- **Given information**:
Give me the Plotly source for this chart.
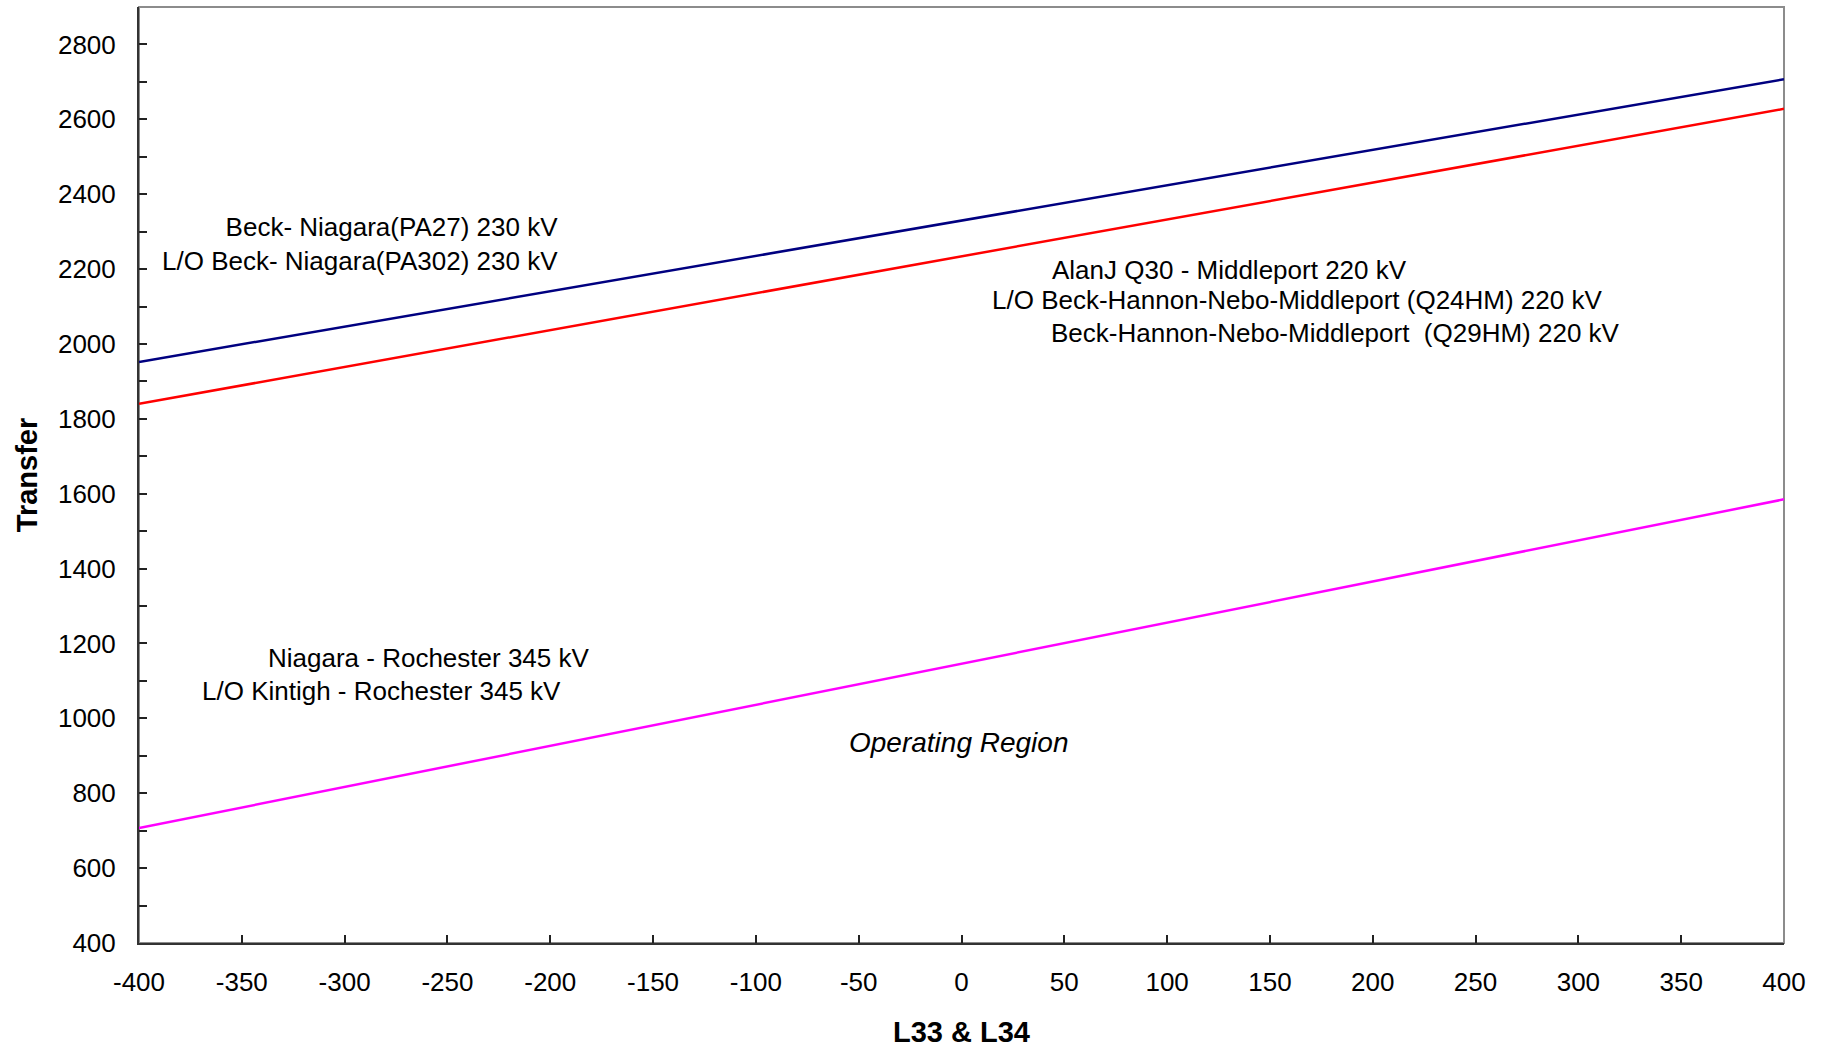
import plotly.graph_objects as go

# ---- data ----
x_vals = [-400, 0, 400]
beck_niagara = [1952, 2330, 2707]
alanj_middleport = [1840, 2234, 2628]
niagara_rochester = [707, 1146, 1585]

x_ticks = list(range(-400, 401, 50))
x_ticktext = [str(v) for v in x_ticks]
y_ticks = list(range(400, 2801, 200))
y_ticktext = [str(v) for v in y_ticks]

FONT = "Arial, Liberation Sans, sans-serif"

fig = go.Figure()
fig.add_trace(go.Scatter(x=x_vals, y=beck_niagara, mode="lines",
                         line=dict(color="#000080", width=2.5), showlegend=False))
fig.add_trace(go.Scatter(x=x_vals, y=alanj_middleport, mode="lines",
                         line=dict(color="#FF0000", width=2.5), showlegend=False))
fig.add_trace(go.Scatter(x=x_vals, y=niagara_rochester, mode="lines",
                         line=dict(color="#FF00FF", width=2.5), showlegend=False))

tf = dict(family=FONT, size=26, color="black")

# Label annotations
fig.add_annotation(x=-195.1, y=2267, xref="x", yref="y", xanchor="right", yanchor="middle",
                   align="right", showarrow=False, font=tf,
                   text="Beck- Niagara(PA27) 230 kV<br>L/O Beck- Niagara(PA302) 230 kV")
fig.add_annotation(x=42.8, y=2197, xanchor="left", yanchor="middle", showarrow=False, font=tf,
                   text="AlanJ Q30 - Middleport 220 kV")
fig.add_annotation(x=13.7, y=2117, xanchor="left", yanchor="middle", showarrow=False, font=tf,
                   text="L/O Beck-Hannon-Nebo-Middleport (Q24HM) 220 kV")
fig.add_annotation(x=42.7, y=2029, xanchor="left", yanchor="middle", showarrow=False, font=tf,
                   text="Beck-Hannon-Nebo-Middleport &nbsp;(Q29HM) 220 kV")
fig.add_annotation(x=-338.4, y=1160, xanchor="left", yanchor="middle", showarrow=False, font=tf,
                   text="Niagara - Rochester 345 kV")
fig.add_annotation(x=-370.5, y=1072, xanchor="left", yanchor="middle", showarrow=False, font=tf,
                   text="L/O Kintigh - Rochester 345 kV")
fig.add_annotation(x=-55.9, y=935, xanchor="left", yanchor="middle", showarrow=False,
                   font=dict(family=FONT, size=28, color="black"),
                   text="<i>Operating Region</i>")

# gray frame (top/right)
fig.add_shape(type="rect", xref="paper", yref="paper", x0=0, y0=0, x1=1, y1=1,
              line=dict(color="#8c8c8c", width=2), layer="below")

fig.update_xaxes(range=[-400, 400], tickvals=x_ticks, ticktext=x_ticktext,
                 ticks="inside", ticklen=8, ticklabelstandoff=15,
                 tickwidth=2, tickcolor="#222", showline=True, linecolor="#333", linewidth=2,
                 showgrid=False, zeroline=False, tickfont=tf, automargin=False,
                 title=dict(text="<b>L33 &amp; L34</b>", font=dict(family=FONT, size=29, color="black"),
                            standoff=26))
fig.update_yaxes(range=[400, 2900], tickvals=y_ticks, ticktext=y_ticktext,
                 ticks="inside", ticklen=8, ticklabelstandoff=16,
                 tickwidth=2, tickcolor="#222", showline=True, linecolor="#333", linewidth=2,
                 showgrid=False, zeroline=False, tickfont=tf, automargin=False,
                 minor=dict(dtick=100, tick0=400, ticks="inside", ticklen=8, tickwidth=2, tickcolor="#222"),
                 title=dict(text="<b>Transfer</b>", font=dict(family=FONT, size=29, color="black"),
                            standoff=12))

fig.update_layout(width=1828, height=1048, plot_bgcolor="white", paper_bgcolor="white",
                  margin=dict(l=139, r=44, t=7, b=105), font=dict(family=FONT))

fig.write_html("out.html", config={"displayModeBar": False},
               post_script="document.body.style.margin='0px';")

- **Work to do**:
Leave out the pictures. Transcribe only the lines above, from the first through the one that contains "y_ticktext = [str(v) for v in y_ticks]".

- **Finished exercise**:
Give me the Plotly source for this chart.
import plotly.graph_objects as go

# ---- data ----
x_vals = [-400, 0, 400]
beck_niagara = [1952, 2330, 2707]
alanj_middleport = [1840, 2234, 2628]
niagara_rochester = [707, 1146, 1585]

x_ticks = list(range(-400, 401, 50))
x_ticktext = [str(v) for v in x_ticks]
y_ticks = list(range(400, 2801, 200))
y_ticktext = [str(v) for v in y_ticks]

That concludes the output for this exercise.